To think of the resistance my poor parents encountered when they announced it was time to get dressed for church as Christmas is a Holy Day of Obligation.
We usually picked out our Christmas trees, first at the East Great Plains Volunteer Fire Department, then in later years at Maple Lane Farms in Preston, which is owned and operated by my high school friend, Allyn Brown.
What fun it was to traverse some of the farms’ 325 acres for the perfect Christmas tree. Again, though, this is the secular part of Christmas tradition. Now, back to its true meaning.
In the early years, we attended Mass at Sts. Peter & Paul Church on Elizabeth Street, where Monsignor William Baldwin or Father Francis O’Keefe would preside. A stout, stern man with wire-rimmed glasses, Monsignor Baldwin was all business when Mass was in session. There was no leaving early, or at least not without the good monsignor calling out loudly that Mass had not ended, calling attention to those few who tried to sneak out after communion.
Those who arrived late were also admonished by Monsignor Baldwin’s brooding reminder: “Mass begins promptly at 11 o’clock.” It was bad enough to be late and have to search what was then a nearly full church for five seats together. It was even worse when Monsignor Baldwin would make sure the entire congregation knew that you were late. In most cases, it never happened again.
Leading up to Christmas in those years, my paternal grandmother, Myrtle Stanley, would bring out a miniature manger, replete with tiny replicas of Jesus, Mary and Joseph, the three wise men and an assortment of farm animals who are all part of the story of the night when Jesus was born. While the manger set was something for us children to play with, Grandmother Myrt gently reminded us every year that they were religious artifacts, even though they adorned the space beneath the Christmas tree.
In later years, we attended Mass at the larger Cathedral of St. Patrick on Broadway, either with Monsignor James O’Brien or then-Father Anthony Rosaforte — known to all as Father Tony — presiding.
Some years, we would attend the beautiful Children’s Mass on the late afternoon before Christmas; other years, we’d attend midnight Mass. You had to arrive very early for both, lest you not find a seat even in the cavernous cathedral and be relegated to standing room only.
Many years, the message we were asked to remember was that Christmas wasn’t about giving and receiving gifts, nor a large, filling family meal, nor football on television. It was about celebrating the birth of Christ.

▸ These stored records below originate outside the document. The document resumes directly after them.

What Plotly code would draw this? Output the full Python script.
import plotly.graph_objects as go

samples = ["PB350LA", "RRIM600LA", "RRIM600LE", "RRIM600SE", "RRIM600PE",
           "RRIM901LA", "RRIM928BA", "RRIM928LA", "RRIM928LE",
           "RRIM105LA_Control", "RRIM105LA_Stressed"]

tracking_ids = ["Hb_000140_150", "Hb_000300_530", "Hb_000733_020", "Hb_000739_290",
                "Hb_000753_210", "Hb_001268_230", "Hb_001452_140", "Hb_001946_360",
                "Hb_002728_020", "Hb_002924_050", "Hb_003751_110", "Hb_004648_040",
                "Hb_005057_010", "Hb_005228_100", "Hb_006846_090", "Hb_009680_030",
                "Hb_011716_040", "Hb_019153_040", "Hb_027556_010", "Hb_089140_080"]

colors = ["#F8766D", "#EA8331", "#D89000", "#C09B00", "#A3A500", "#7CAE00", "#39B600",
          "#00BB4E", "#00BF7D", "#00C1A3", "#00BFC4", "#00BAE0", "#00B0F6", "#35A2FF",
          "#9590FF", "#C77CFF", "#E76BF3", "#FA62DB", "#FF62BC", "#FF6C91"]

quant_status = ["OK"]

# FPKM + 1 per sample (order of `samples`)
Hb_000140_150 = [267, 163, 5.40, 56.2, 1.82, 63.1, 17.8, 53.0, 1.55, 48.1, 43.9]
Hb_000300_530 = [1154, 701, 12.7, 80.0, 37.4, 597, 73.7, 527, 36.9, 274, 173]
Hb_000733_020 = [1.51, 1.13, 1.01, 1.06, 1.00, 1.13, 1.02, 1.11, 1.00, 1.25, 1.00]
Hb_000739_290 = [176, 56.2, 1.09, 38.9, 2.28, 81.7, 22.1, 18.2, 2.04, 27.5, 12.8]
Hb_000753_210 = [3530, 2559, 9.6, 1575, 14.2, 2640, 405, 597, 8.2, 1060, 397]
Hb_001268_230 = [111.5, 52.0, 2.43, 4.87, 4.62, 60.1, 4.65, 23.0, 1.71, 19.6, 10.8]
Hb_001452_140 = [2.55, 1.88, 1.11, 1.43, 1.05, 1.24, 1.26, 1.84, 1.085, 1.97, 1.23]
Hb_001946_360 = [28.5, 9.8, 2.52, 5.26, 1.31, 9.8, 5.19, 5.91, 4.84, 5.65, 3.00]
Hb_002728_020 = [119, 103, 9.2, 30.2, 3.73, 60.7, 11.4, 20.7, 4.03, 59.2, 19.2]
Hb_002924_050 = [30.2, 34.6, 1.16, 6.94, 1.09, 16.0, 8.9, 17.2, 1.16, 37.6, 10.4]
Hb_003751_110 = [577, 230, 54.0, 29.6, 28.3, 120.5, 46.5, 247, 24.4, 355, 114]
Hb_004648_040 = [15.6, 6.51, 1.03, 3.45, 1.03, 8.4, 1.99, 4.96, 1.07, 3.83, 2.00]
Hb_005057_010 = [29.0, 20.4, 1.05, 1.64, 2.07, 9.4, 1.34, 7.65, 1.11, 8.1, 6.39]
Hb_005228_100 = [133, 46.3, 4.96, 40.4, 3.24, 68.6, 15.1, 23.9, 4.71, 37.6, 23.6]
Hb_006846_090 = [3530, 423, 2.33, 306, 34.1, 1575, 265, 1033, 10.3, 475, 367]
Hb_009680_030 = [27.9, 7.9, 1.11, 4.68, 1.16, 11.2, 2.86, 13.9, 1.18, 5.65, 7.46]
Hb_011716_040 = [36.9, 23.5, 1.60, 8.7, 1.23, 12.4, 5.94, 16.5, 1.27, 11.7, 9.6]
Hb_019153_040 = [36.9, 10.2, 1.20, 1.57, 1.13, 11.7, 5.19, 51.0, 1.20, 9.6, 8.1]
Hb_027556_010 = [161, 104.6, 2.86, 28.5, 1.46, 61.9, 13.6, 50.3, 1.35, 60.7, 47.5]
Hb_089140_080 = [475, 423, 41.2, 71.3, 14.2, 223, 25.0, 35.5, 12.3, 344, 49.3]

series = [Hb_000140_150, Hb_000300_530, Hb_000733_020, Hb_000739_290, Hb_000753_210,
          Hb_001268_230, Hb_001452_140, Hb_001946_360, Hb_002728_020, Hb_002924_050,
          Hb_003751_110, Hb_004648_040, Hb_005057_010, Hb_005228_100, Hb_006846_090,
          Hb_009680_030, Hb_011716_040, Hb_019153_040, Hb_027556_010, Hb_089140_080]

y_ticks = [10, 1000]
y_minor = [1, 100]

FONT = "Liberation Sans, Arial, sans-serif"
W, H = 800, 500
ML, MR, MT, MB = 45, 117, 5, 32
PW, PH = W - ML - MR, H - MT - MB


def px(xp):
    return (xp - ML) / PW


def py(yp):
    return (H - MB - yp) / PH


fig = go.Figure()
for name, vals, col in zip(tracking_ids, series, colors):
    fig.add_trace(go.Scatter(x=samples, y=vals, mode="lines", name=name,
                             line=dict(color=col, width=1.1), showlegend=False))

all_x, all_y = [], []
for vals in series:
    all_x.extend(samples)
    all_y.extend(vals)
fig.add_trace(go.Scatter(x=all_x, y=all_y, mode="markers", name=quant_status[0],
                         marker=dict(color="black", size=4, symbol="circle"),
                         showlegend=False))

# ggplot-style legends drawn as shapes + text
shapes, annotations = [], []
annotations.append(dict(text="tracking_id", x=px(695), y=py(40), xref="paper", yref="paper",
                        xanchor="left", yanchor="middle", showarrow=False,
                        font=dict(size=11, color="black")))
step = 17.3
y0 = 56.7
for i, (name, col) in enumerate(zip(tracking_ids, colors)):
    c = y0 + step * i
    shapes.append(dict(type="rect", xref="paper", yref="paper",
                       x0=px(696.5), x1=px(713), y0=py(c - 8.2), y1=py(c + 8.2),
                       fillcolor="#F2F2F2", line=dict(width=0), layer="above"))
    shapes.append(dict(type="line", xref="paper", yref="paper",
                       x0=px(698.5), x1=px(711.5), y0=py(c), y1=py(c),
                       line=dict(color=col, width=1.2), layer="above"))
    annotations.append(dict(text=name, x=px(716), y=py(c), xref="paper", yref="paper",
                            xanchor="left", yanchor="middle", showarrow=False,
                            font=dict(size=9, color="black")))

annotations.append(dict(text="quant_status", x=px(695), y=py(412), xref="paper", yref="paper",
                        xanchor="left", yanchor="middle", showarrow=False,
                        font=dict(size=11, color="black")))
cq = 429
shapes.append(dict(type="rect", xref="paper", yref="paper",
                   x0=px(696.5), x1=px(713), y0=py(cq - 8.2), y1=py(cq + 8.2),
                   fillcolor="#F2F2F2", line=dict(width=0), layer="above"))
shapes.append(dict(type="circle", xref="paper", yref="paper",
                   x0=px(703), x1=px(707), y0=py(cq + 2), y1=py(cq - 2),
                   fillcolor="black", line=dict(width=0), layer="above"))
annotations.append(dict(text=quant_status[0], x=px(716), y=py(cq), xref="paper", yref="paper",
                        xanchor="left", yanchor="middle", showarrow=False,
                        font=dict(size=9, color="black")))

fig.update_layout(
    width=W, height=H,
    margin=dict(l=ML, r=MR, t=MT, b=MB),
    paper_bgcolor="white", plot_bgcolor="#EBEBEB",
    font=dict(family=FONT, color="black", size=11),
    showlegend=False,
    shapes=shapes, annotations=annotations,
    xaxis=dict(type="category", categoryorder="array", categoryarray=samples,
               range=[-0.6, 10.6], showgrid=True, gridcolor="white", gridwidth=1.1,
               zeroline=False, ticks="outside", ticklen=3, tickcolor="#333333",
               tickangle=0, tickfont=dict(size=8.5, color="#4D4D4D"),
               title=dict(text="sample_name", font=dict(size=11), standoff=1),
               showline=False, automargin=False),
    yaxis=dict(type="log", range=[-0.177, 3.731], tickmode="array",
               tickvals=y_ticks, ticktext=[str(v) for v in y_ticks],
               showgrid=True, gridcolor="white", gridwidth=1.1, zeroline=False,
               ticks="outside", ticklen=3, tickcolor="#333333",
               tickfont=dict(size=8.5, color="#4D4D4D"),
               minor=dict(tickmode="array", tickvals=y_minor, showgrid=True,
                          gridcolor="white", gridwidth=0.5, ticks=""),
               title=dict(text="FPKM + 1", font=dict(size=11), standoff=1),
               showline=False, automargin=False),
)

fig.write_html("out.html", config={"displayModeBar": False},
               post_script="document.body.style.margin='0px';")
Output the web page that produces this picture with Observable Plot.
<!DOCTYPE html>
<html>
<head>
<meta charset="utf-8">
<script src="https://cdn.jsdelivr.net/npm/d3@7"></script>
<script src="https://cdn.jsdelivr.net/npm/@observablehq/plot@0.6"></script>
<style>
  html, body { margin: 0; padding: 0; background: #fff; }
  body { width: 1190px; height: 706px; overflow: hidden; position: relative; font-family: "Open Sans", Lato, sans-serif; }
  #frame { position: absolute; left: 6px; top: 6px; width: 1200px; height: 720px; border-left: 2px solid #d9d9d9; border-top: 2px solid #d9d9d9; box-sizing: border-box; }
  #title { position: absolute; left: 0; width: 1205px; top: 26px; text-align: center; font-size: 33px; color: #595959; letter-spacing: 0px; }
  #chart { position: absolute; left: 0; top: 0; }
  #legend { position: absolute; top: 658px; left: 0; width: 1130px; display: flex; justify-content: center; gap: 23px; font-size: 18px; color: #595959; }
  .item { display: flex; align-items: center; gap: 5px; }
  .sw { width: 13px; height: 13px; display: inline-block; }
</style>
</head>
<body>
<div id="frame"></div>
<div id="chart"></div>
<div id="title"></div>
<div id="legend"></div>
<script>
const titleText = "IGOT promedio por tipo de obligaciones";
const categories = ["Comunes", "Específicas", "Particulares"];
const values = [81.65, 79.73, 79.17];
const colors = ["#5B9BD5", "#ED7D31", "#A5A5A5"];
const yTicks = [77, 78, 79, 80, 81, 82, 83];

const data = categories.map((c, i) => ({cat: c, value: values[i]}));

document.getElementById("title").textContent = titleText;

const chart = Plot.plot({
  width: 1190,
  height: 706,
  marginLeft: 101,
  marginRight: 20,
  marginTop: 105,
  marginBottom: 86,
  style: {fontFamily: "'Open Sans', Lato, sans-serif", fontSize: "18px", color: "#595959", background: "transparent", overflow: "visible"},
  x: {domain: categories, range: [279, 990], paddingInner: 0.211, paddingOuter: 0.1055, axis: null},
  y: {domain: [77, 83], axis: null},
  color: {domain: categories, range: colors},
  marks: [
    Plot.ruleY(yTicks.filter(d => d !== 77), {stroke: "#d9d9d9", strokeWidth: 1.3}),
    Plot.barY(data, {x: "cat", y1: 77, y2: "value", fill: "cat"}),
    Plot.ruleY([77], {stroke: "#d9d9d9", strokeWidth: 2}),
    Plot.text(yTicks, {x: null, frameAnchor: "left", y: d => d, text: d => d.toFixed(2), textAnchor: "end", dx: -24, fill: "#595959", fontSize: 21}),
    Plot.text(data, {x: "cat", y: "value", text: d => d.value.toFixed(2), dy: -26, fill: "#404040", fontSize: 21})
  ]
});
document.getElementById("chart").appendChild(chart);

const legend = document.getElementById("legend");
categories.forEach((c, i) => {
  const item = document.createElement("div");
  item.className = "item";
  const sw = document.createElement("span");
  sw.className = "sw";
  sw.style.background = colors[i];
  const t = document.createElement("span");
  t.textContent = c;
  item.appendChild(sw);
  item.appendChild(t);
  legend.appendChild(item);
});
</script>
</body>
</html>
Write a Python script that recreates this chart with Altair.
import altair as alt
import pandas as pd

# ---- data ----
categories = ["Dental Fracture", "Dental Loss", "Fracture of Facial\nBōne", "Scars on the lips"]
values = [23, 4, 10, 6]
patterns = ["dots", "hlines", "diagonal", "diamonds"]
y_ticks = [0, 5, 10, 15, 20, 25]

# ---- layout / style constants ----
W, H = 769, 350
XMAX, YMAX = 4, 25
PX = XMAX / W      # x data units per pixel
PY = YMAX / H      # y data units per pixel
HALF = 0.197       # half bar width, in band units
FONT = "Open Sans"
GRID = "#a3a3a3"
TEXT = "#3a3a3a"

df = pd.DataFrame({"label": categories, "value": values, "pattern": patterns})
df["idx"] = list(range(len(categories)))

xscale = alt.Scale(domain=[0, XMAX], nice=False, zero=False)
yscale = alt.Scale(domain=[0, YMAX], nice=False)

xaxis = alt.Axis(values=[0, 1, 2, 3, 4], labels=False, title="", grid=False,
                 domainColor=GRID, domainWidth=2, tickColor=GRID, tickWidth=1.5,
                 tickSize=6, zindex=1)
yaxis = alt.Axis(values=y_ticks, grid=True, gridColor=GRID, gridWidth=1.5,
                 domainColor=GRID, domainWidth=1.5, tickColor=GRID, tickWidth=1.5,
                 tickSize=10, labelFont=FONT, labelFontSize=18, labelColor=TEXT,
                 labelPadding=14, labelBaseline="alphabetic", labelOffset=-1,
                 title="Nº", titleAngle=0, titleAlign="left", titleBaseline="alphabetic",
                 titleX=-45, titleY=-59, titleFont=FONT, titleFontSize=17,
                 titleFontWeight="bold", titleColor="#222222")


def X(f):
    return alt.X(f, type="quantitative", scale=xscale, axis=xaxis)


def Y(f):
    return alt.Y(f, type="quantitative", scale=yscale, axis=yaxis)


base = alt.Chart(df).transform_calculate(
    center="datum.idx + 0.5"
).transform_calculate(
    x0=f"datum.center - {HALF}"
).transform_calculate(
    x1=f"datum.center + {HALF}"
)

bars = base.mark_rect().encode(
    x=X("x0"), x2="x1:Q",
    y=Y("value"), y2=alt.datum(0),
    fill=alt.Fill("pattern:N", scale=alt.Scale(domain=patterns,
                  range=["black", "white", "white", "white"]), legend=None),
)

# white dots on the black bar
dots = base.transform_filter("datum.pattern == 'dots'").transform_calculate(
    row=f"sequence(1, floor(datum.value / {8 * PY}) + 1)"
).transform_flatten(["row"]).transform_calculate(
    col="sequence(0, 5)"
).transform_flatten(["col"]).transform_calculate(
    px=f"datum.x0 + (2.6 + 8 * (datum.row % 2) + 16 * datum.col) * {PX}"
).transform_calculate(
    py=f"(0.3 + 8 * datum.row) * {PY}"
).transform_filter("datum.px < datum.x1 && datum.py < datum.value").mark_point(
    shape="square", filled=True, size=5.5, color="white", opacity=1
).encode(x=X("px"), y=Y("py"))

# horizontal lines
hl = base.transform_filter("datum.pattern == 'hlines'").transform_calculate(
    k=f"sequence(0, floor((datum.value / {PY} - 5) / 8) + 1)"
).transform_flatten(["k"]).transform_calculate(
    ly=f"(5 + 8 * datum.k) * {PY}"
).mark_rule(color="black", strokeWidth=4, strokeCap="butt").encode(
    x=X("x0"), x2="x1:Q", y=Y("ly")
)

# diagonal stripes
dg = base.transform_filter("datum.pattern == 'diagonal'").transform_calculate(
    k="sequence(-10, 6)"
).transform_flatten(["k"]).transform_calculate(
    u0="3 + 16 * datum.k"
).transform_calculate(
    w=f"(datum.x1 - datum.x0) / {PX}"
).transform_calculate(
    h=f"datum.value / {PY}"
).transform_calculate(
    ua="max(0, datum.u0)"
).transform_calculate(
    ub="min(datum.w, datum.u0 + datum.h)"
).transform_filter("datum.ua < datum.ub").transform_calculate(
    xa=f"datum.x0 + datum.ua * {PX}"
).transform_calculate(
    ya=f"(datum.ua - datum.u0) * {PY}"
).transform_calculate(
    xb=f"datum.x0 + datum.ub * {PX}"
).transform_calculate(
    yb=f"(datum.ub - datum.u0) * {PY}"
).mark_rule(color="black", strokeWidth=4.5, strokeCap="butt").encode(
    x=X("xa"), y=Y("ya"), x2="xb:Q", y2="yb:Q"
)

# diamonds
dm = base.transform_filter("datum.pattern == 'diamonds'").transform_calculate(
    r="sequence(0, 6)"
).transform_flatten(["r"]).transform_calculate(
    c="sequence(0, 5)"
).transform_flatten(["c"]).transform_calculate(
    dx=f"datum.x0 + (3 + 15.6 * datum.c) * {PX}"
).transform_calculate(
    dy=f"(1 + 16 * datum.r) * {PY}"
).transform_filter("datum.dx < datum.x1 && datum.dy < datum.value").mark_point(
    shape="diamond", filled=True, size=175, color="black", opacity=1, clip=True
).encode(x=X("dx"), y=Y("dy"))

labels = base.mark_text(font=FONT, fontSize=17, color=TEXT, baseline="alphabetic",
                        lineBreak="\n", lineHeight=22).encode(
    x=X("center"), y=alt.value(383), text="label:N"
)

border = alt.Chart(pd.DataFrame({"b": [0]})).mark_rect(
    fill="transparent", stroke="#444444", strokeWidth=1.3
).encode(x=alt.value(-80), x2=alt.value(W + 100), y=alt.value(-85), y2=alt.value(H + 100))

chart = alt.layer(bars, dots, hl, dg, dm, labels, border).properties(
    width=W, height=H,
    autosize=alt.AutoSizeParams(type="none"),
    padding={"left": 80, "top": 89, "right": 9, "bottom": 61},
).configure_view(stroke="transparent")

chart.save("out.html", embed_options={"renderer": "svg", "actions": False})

Like some others, I confess to keeping that message close to heart for all of the few minutes it took for us to return home and resume opening presents while Mom prepared a magnificent turkey dinner in the kitchen. Even earlier we children would engage in the same exercise in futility — trying to stay awake late enough to catch Santa Claus delivering our gifts.
Christmas this year is different from any other year. The COVID-19 pandemic has many of us living very cautiously even as a vaccine becomes more readily available. More consumers purchased their gifts online; most Christmas parties were cancelled, and those that did take place were much smaller and shorter than in other years; many families who normally travel long and short distances to be with loved ones have instead hunkered down and will best interact via Facetime on their cell phones.
While some parishioners will again be in church on Christmas Eve or Christmas Day, others will be more cautious and attend virtually. Regardless of which you choose, remember the meaning of Christmas and why it is more important than all the other social, commercial and recreational activities.